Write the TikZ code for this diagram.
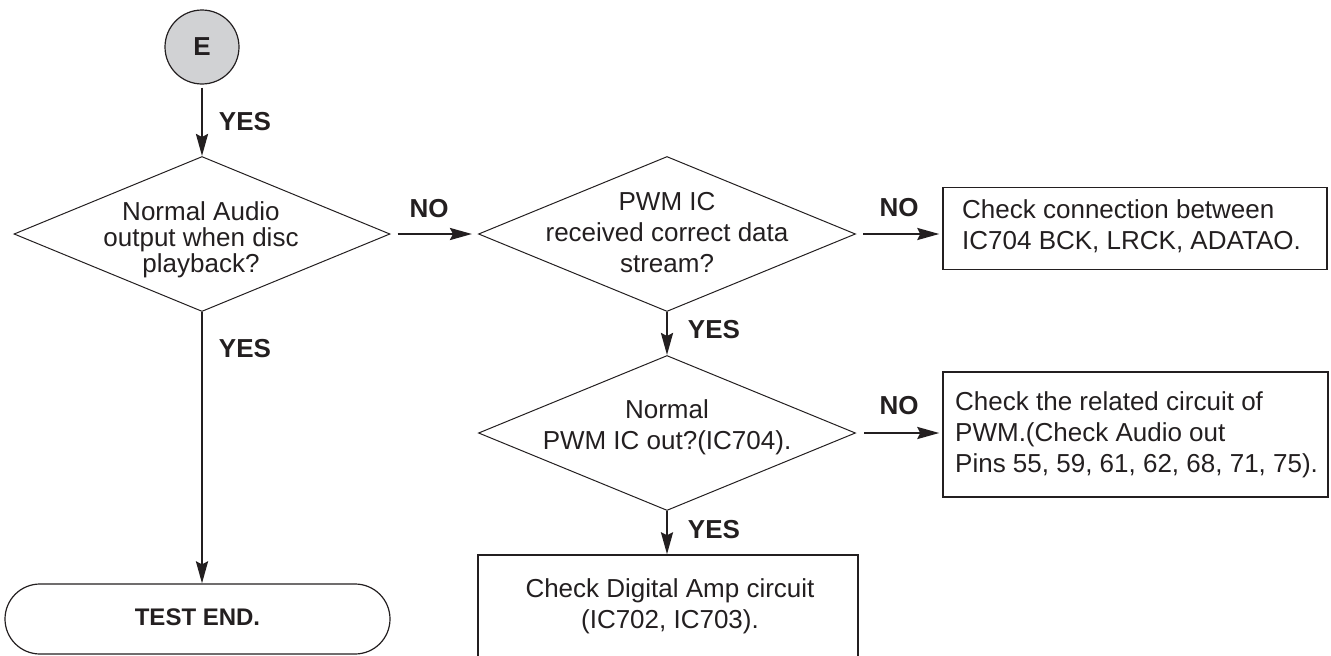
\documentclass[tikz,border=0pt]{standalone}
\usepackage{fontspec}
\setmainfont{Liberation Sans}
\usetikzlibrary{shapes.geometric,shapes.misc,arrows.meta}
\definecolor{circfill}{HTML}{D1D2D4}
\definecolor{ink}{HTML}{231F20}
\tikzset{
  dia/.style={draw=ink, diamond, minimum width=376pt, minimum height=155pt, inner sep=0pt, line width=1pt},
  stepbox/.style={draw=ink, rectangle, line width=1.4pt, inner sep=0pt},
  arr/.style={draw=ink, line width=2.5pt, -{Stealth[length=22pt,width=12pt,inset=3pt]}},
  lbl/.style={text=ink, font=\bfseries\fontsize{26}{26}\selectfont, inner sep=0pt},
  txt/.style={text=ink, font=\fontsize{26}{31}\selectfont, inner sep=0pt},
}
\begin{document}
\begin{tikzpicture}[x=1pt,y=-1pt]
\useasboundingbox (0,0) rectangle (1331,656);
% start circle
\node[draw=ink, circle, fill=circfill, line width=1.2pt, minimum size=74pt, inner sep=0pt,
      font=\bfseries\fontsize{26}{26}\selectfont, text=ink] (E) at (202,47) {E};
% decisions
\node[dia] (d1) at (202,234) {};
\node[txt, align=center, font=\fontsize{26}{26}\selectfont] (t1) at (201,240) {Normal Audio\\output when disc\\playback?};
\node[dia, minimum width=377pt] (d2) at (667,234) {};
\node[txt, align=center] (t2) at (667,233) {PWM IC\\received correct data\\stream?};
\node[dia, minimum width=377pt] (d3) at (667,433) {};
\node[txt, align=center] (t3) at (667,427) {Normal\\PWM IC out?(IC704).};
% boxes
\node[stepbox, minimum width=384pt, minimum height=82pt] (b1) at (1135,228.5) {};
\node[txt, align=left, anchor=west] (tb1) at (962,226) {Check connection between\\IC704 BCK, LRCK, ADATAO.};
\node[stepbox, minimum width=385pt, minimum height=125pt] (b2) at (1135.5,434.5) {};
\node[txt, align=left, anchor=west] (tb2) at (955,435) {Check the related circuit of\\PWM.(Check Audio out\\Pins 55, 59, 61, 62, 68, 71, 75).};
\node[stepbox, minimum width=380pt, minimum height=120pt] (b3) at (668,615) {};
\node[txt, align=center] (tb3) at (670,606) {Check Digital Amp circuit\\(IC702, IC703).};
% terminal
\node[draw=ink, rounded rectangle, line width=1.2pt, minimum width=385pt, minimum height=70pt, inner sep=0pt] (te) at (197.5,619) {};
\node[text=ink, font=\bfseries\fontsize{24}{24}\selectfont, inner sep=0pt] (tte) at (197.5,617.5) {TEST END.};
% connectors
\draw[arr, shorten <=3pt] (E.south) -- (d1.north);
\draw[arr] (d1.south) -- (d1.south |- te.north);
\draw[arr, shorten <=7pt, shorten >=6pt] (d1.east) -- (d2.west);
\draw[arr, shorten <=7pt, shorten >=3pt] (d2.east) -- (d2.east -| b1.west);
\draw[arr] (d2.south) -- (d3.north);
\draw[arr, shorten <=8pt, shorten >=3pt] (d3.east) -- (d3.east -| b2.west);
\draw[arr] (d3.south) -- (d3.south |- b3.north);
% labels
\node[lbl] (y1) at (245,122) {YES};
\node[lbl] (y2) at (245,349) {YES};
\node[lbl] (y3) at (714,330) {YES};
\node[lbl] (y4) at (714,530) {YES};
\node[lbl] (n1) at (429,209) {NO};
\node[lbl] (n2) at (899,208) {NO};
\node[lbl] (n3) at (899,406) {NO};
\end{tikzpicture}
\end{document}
┄┄┄┄┄┄┄┄┄┄┄┄┄┄┄┄┄┄┄┄
• Exercise instructions:
Transcribe the full listing character for character. Pictures are excluded.

• Task answer:
Write the TikZ code for this diagram.
\documentclass[tikz,border=0pt]{standalone}
\usepackage{fontspec}
\setmainfont{Liberation Sans}
\usetikzlibrary{shapes.geometric,shapes.misc,arrows.meta}
\definecolor{circfill}{HTML}{D1D2D4}
\definecolor{ink}{HTML}{231F20}
\tikzset{
  dia/.style={draw=ink, diamond, minimum width=376pt, minimum height=155pt, inner sep=0pt, line width=1pt},
  stepbox/.style={draw=ink, rectangle, line width=1.4pt, inner sep=0pt},
  arr/.style={draw=ink, line width=2.5pt, -{Stealth[length=22pt,width=12pt,inset=3pt]}},
  lbl/.style={text=ink, font=\bfseries\fontsize{26}{26}\selectfont, inner sep=0pt},
  txt/.style={text=ink, font=\fontsize{26}{31}\selectfont, inner sep=0pt},
}
\begin{document}
\begin{tikzpicture}[x=1pt,y=-1pt]
\useasboundingbox (0,0) rectangle (1331,656);
% start circle
\node[draw=ink, circle, fill=circfill, line width=1.2pt, minimum size=74pt, inner sep=0pt,
      font=\bfseries\fontsize{26}{26}\selectfont, text=ink] (E) at (202,47) {E};
% decisions
\node[dia] (d1) at (202,234) {};
\node[txt, align=center, font=\fontsize{26}{26}\selectfont] (t1) at (201,240) {Normal Audio\\output when disc\\playback?};
\node[dia, minimum width=377pt] (d2) at (667,234) {};
\node[txt, align=center] (t2) at (667,233) {PWM IC\\received correct data\\stream?};
\node[dia, minimum width=377pt] (d3) at (667,433) {};
\node[txt, align=center] (t3) at (667,427) {Normal\\PWM IC out?(IC704).};
% boxes
\node[stepbox, minimum width=384pt, minimum height=82pt] (b1) at (1135,228.5) {};
\node[txt, align=left, anchor=west] (tb1) at (962,226) {Check connection between\\IC704 BCK, LRCK, ADATAO.};
\node[stepbox, minimum width=385pt, minimum height=125pt] (b2) at (1135.5,434.5) {};
\node[txt, align=left, anchor=west] (tb2) at (955,435) {Check the related circuit of\\PWM.(Check Audio out\\Pins 55, 59, 61, 62, 68, 71, 75).};
\node[stepbox, minimum width=380pt, minimum height=120pt] (b3) at (668,615) {};
\node[txt, align=center] (tb3) at (670,606) {Check Digital Amp circuit\\(IC702, IC703).};
% terminal
\node[draw=ink, rounded rectangle, line width=1.2pt, minimum width=385pt, minimum height=70pt, inner sep=0pt] (te) at (197.5,619) {};
\node[text=ink, font=\bfseries\fontsize{24}{24}\selectfont, inner sep=0pt] (tte) at (197.5,617.5) {TEST END.};
% connectors
\draw[arr, shorten <=3pt] (E.south) -- (d1.north);
\draw[arr] (d1.south) -- (d1.south |- te.north);
\draw[arr, shorten <=7pt, shorten >=6pt] (d1.east) -- (d2.west);
\draw[arr, shorten <=7pt, shorten >=3pt] (d2.east) -- (d2.east -| b1.west);
\draw[arr] (d2.south) -- (d3.north);
\draw[arr, shorten <=8pt, shorten >=3pt] (d3.east) -- (d3.east -| b2.west);
\draw[arr] (d3.south) -- (d3.south |- b3.north);
% labels
\node[lbl] (y1) at (245,122) {YES};
\node[lbl] (y2) at (245,349) {YES};
\node[lbl] (y3) at (714,330) {YES};
\node[lbl] (y4) at (714,530) {YES};
\node[lbl] (n1) at (429,209) {NO};
\node[lbl] (n2) at (899,208) {NO};
\node[lbl] (n3) at (899,406) {NO};
\end{tikzpicture}
\end{document}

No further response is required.